Instruction
All lines in which the word "script" occurs are to be extracted.

+++

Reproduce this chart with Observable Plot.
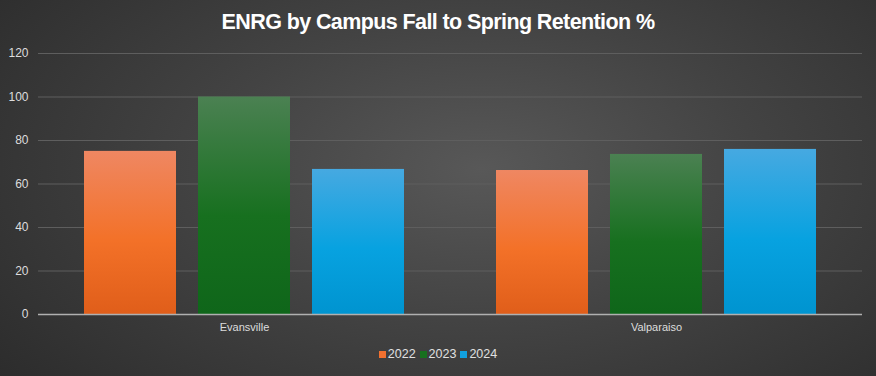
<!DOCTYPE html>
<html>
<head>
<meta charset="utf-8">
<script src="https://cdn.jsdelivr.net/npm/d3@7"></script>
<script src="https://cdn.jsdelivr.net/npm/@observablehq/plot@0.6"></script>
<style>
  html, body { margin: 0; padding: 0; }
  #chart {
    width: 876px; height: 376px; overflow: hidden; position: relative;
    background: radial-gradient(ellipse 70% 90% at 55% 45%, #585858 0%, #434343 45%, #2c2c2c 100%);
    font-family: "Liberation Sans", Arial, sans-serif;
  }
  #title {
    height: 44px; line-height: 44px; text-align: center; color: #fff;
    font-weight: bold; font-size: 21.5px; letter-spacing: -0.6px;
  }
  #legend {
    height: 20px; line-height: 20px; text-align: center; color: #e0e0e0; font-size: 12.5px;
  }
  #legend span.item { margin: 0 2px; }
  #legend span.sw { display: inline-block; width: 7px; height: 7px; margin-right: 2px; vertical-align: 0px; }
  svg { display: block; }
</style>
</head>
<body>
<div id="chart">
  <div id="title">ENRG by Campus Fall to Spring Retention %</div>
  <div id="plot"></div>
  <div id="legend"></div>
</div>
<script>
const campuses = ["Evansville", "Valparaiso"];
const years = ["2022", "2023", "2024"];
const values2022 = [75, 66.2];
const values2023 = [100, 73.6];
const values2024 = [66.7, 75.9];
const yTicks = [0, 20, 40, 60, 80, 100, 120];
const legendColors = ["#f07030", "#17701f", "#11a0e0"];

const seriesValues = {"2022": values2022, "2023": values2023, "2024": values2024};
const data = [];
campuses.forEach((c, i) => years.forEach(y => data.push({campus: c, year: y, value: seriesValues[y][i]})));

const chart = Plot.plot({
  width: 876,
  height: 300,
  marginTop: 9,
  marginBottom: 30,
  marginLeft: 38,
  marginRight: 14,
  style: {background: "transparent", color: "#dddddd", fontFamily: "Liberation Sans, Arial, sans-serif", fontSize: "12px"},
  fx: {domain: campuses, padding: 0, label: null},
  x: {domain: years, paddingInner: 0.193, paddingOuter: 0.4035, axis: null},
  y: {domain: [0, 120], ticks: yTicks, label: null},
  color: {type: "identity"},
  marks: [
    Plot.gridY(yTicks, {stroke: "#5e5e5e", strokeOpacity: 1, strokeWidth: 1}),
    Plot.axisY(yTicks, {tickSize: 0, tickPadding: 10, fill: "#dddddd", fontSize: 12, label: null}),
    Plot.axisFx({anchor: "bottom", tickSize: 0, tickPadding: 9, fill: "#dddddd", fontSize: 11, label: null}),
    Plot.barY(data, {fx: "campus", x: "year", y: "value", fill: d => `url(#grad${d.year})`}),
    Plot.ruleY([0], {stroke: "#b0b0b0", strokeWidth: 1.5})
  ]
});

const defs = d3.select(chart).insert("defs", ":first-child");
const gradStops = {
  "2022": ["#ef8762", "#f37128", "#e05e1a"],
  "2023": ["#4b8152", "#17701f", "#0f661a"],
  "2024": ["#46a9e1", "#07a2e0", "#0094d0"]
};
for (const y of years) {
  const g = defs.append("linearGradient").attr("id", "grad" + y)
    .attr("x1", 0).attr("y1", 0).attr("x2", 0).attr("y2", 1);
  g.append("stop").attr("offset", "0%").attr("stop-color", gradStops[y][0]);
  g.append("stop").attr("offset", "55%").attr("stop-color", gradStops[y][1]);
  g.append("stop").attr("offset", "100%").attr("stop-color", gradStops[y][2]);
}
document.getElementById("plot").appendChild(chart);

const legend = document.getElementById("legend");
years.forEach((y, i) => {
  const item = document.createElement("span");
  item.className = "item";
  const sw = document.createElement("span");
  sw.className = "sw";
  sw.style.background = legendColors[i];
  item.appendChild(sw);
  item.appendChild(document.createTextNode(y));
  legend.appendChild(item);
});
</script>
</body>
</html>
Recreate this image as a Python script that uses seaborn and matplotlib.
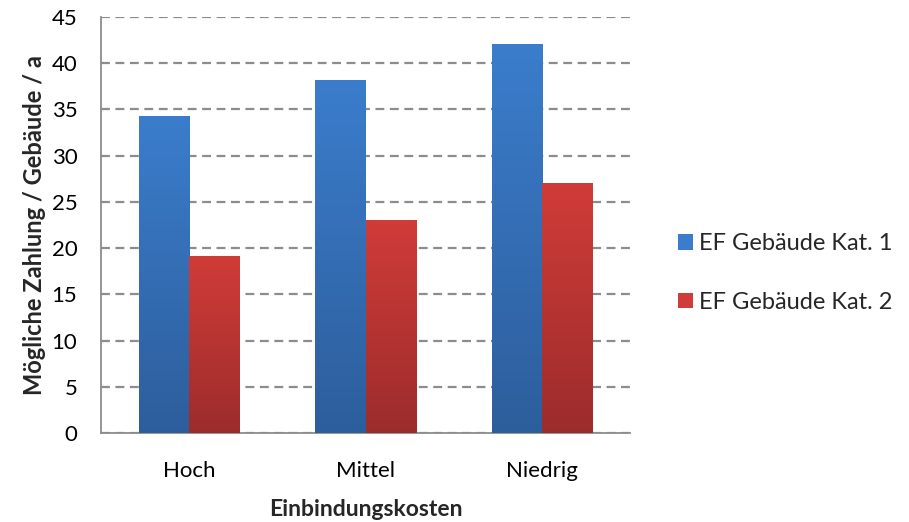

+++

Solution to the problem
<script src="https://cdn.jsdelivr.net/npm/d3@7"></script>
<script src="https://cdn.jsdelivr.net/npm/@observablehq/plot@0.6"></script>
<script>
</script>
Recreate this image as a Python script that uses seaborn and matplotlib.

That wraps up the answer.